The game followed usual protocol, with both teams entering the pitch and lining up while the national anthem was played. Both teams fielded their B+ teams, some of their usual starting eleven were in the game, but many started on the bench or did not even accompany the team on their North American tours. One of Sporting’s best players, João Moutinho, was transferred to Porto prior to the tour but, Portuguese internationals, Pedro Mendes (started) and Liédson (off the bench) both played roles in the game. Celtic without former starting keeper Artur Boruc, now with Fiorentina, but did start Georgios Samaras and captain Scott Brown .

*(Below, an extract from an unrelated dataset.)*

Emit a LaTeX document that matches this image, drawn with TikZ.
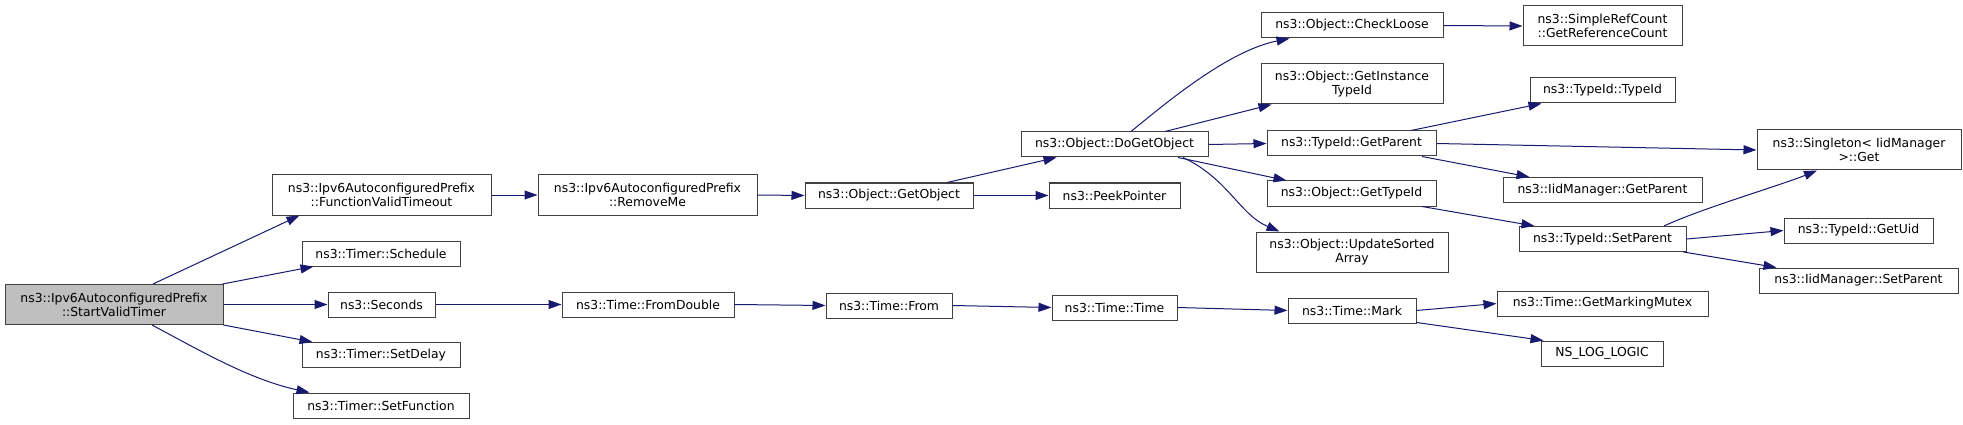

Once the game got started, the first half was less than beautiful. The type of soccer played in the first 45 minutes belied the fact that both teams are in preseason, and fed into every stereotype Americans have about soccer. While there were a couple of half-chances, neither team looked like they were going to score. The game did pick up in the second half, with both teams attacking more, but still not looking comfortable on the makeshift pitch. Several corner kicks, mostly by Sporting, were sent flying over the 18 yard box, much to the consternation of the Sporting fan sitting next to me. Liédson, introduced at the beginning of the second half, looked dangerous and provided a near goal with a well placed header.

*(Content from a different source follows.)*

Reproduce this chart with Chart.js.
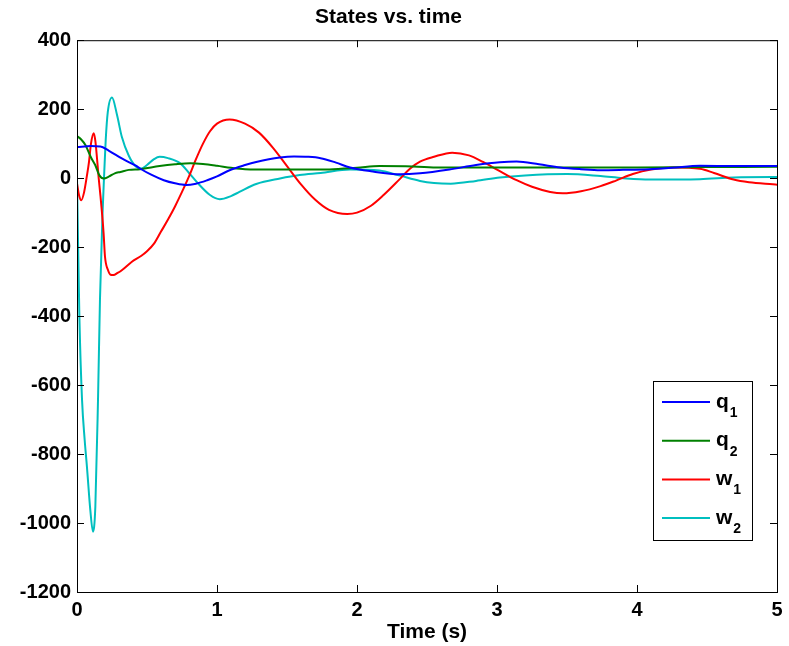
<!DOCTYPE html>
<html>
<head>
<meta charset="utf-8">
<title>States vs. time</title>
<script src="https://cdn.jsdelivr.net/npm/chart.js@4.4.1/dist/chart.umd.min.js"></script>
<style>
    html, body { margin: 0; padding: 0; background: #fff; }
    #wrap { width: 789px; height: 646px; }
</style>
</head>
<body>
<div id="wrap"><canvas id="states" width="789" height="646"></canvas></div>
<script>
const FONT = '"Liberation Sans", Arial, Helvetica, sans-serif'
const TICK_LEN = 7

// tick labels
const xTicks = [0, 1, 2, 3, 4, 5]
const yTicks = [400, 200, 0, -200, -400, -600, -800, -1000, -1200]

// q1
const q1Time = [0, 0.1, 0.167, 0.226, 0.32, 0.42, 0.45, 0.53, 0.62, 0.7, 0.78, 0.85, 0.93, 1.0, 1.09, 1.2, 1.28, 1.45, 1.55, 1.65, 1.74, 1.85, 1.95, 2.1, 2.31, 2.45, 2.66, 2.85, 3.02, 3.14, 3.3, 3.45, 3.6, 3.74, 3.9, 4.09, 4.25, 4.45, 4.7, 4.97, 5]
const q1 = [90, 93, 92, 80, 57, 36, 28, 10, -6, -15, -20, -16, -6, 5, 23, 38, 47, 60, 63, 62, 58, 45, 31, 20, 11, 14, 25, 38, 46, 48, 40, 31, 26, 23, 24, 26, 30, 36, 35, 35, 35]

// q2
const q2Time = [0, 0.03, 0.06, 0.1, 0.13, 0.16, 0.19, 0.23, 0.27, 0.31, 0.37, 0.45, 0.59, 0.7, 0.81, 0.9, 1.0, 1.1, 1.2, 1.4, 1.74, 1.83, 2.0, 2.16, 2.4, 2.59, 3.0, 4.0, 4.5, 5.0]
const q2 = [122, 112, 96, 60, 38, 8, -1, 5, 14, 18, 24, 26, 35, 40, 43, 41, 36, 30, 26, 25, 25, 26, 30, 35, 34, 31, 31, 31, 32, 33]

// w1
const w1Time = [0, 0.015, 0.031, 0.05, 0.07, 0.085, 0.1, 0.119, 0.131, 0.143, 0.155, 0.167, 0.18, 0.19, 0.2, 0.22, 0.24, 0.26, 0.29, 0.32, 0.39, 0.46, 0.5, 0.55, 0.6, 0.65, 0.7, 0.75, 0.8, 0.85, 0.9, 0.95, 1.0, 1.09, 1.2, 1.3, 1.4, 1.5, 1.6, 1.7, 1.8, 1.93, 2.0, 2.1, 2.19, 2.3, 2.38, 2.45, 2.55, 2.68, 2.8, 2.9, 3.0, 3.14, 3.25, 3.38, 3.47, 3.6, 3.74, 3.85, 3.97, 4.1, 4.26, 4.45, 4.55, 4.69, 4.8, 4.97, 5.0]
const w1 = [-15, -50, -64, -42, 5, 45, 100, 130, 108, 57, 0, -49, -107, -160, -228, -265, -280, -281, -275, -267, -243, -225, -212, -190, -155, -120, -82, -40, 5, 55, 100, 136, 158, 170, 158, 132, 88, 35, -18, -62, -92, -104, -100, -80, -49, -5, 28, 48, 62, 74, 66, 47, 25, -6, -25, -40, -44, -38, -23, -7, 12, 25, 31, 27, 15, -4, -12, -18, -19]

// w2
const w2Time = [0, 0.004, 0.017, 0.036, 0.055, 0.071, 0.095, 0.114, 0.131, 0.15, 0.164, 0.182, 0.195, 0.205, 0.22, 0.25, 0.286, 0.32, 0.37, 0.42, 0.46, 0.5, 0.55, 0.59, 0.65, 0.74, 0.8, 0.855, 0.95, 1.02, 1.1, 1.16, 1.28, 1.45, 1.59, 1.74, 1.95, 2.16, 2.3, 2.45, 2.55, 2.67, 2.85, 3.02, 3.2, 3.5, 3.74, 3.9, 4.09, 4.45, 4.69, 4.97, 5.0]
const w2 = [0, -100, -402, -643, -760, -837, -962, -1025, -953, -643, -354, -107, 20, 110, 192, 234, 183, 120, 65, 34, 28, 38, 55, 62, 58, 42, 15, -11, -49, -61, -52, -40, -17, -1, 9, 15, 25, 22, 8, -8, -14, -16, -8, 2, 8, 12, 6, 0, -4, -3, 2, 3, 3]

const toPoints = (times, values) => times.map((t, i) => ({ x: t, y: values[i] }))

function series(label, times, values, color) {
    return {
        label,
        data: toPoints(times, values),
        borderColor: color,
        backgroundColor: color,
        borderWidth: 2,
        pointRadius: 0,
        cubicInterpolationMode: 'monotone',
        fill: false
    }
}

// box around the plot, inward ticks on all four sides, and the boxed legend
const framePlugin = {
    id: 'frame',
    afterDatasetsDraw(chart) {
        const { ctx, chartArea: a, scales: { x, y } } = chart
        ctx.save()
        ctx.strokeStyle = '#000'
        ctx.lineWidth = 1
        ctx.strokeRect(a.left + 0.5, a.top + 0.5, a.right - a.left, a.bottom - a.top)

        ctx.beginPath()
        x.ticks.forEach(t => {
            const px = Math.round(x.getPixelForValue(t.value)) + 0.5
            ctx.moveTo(px, a.bottom)
            ctx.lineTo(px, a.bottom - TICK_LEN)
            ctx.moveTo(px, a.top)
            ctx.lineTo(px, a.top + TICK_LEN)
        })
        y.ticks.forEach(t => {
            const py = Math.round(y.getPixelForValue(t.value)) + 0.5
            ctx.moveTo(a.left, py)
            ctx.lineTo(a.left + TICK_LEN, py)
            ctx.moveTo(a.right, py)
            ctx.lineTo(a.right - TICK_LEN, py)
        })
        ctx.stroke()

        // legend
        const boxL = a.right - 124
        const boxT = a.bottom - 211
        ctx.fillStyle = '#fff'
        ctx.fillRect(boxL, boxT, 99, 159)
        ctx.strokeRect(boxL + 0.5, boxT + 0.5, 99, 159)

        chart.data.datasets.forEach((ds, i) => {
            const ly = boxT + 21 + i * 38.7
            ctx.strokeStyle = ds.borderColor
            ctx.lineWidth = 2
            ctx.beginPath()
            ctx.moveTo(boxL + 9, ly)
            ctx.lineTo(boxL + 57, ly)
            ctx.stroke()

            const [main, sub] = ds.label.split('_')
            ctx.fillStyle = '#000'
            ctx.textBaseline = 'alphabetic'
            ctx.textAlign = 'left'
            ctx.font = `bold 21px ${FONT}`
            ctx.fillText(main, boxL + 63, ly + 5.5)
            const w = ctx.measureText(main).width
            ctx.font = `bold 14px ${FONT}`
            ctx.fillText(sub, boxL + 64 + w, ly + 15)
        })
        ctx.restore()
    }
}

new Chart(document.getElementById('states').getContext('2d'), {
    type: 'line',
    data: {
        datasets: [
            series('q_1', q1Time, q1, '#0000ff'),
            series('q_2', q2Time, q2, '#008000'),
            series('w_1', w1Time, w1, '#ff0000'),
            series('w_2', w2Time, w2, '#00bfbf')
        ]
    },
    options: {
        responsive: false,
        animation: false,
        devicePixelRatio: 1,
        layout: { padding: { left: 0, right: 12, top: 0, bottom: 0 } },
        plugins: {
            legend: { display: false },
            tooltip: { enabled: false },
            title: {
                display: true,
                text: 'States vs. time',
                color: '#000',
                font: { family: FONT, size: 21, weight: 'bold' },
                padding: { top: 5, bottom: 10 }
            }
        },
        scales: {
            x: {
                type: 'linear',
                min: 0,
                max: 5,
                afterBuildTicks: scale => { scale.ticks = xTicks.map(v => ({ value: v })) },
                afterFit: scale => { scale.height = 54 },
                grid: { display: false, drawTicks: false },
                border: { display: false },
                ticks: {
                    color: '#000',
                    padding: 6,
                    maxRotation: 0,
                    callback: v => String(v),
                    font: { family: FONT, size: 20, weight: 'bold' }
                },
                title: {
                    display: true,
                    text: 'Time (s)',
                    color: '#000',
                    font: { family: FONT, size: 21, weight: 'bold' },
                    padding: { top: 0, bottom: 1 }
                }
            },
            y: {
                min: -1200,
                max: 400,
                afterBuildTicks: scale => { scale.ticks = yTicks.map(v => ({ value: v })) },
                afterFit: scale => { scale.width = 77 },
                grid: { display: false, drawTicks: false },
                border: { display: false },
                ticks: {
                    color: '#000',
                    padding: 6,
                    callback: v => String(v),
                    font: { family: FONT, size: 20, weight: 'bold' }
                }
            }
        }
    },
    plugins: [framePlugin]
})
</script>
</body>
</html>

Celtic drew first blood in the 71st minute thanks to a penalty kick by Samaras. Samaras created the chance when he was taken down in the box on what looked to be a bit of a flop, but by the rules of the game, it was a penalty and the ref made the right call. Samaras fooled the keeper, Rui Patrício, sending the ball to the Patricio’s right as he dove left. The goal drew a hardy roar from the Celtic fans and prompted chanting from both sides. Sporting was able to level 10 minutes later when Hélder Postiga, who had been subbed on just minutes prior, nodded home a rebound off the crossbar. Following the goal, the Sporting fans had Fenway rocking with intense cheers and flag waving. There were several other good chances, but the game ended regulation in a 1-1 draw. Since the Fenway Football Challenge Trophy was at stake, there had to be a winner. Rather than playing the usual 30 minutes of extra time, the game went straight to the penalty shootout, much to the delight of the crowd. While soccer purests may dislike the shootout, you cannot deny the intensity it creates.

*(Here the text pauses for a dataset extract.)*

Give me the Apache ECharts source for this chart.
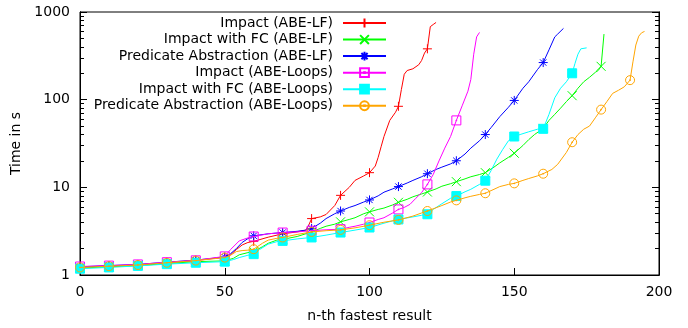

The entire stadium was on its feet as Hélder Postiga stepped to the spot to takethe first PK, which he was able to put past keeper Łukasz Załuska despite Załuska getting a hand on it. The clubs alternated scoring until Liédson stepped to the spot for the 6th PK. As he stepped to the spot, I turned to one of my friends and mentioned how Liédson was probably the best player on the pitch and that he should easily make the spot kick. Apparently, I jinxed him, as he sent his shot high over the bar and into the bleachers. Paul McGowan, then stepped to the spot and won the game for Celtic 6-5 on penalties. The mostly pro-Celtic crowd erupted as the team celebrated on the field. As “Dirty Water’ blared in the background, I consoled my pro-Sporting neighbor and left the park hoping that Football at Fenway would become a yearly tradition.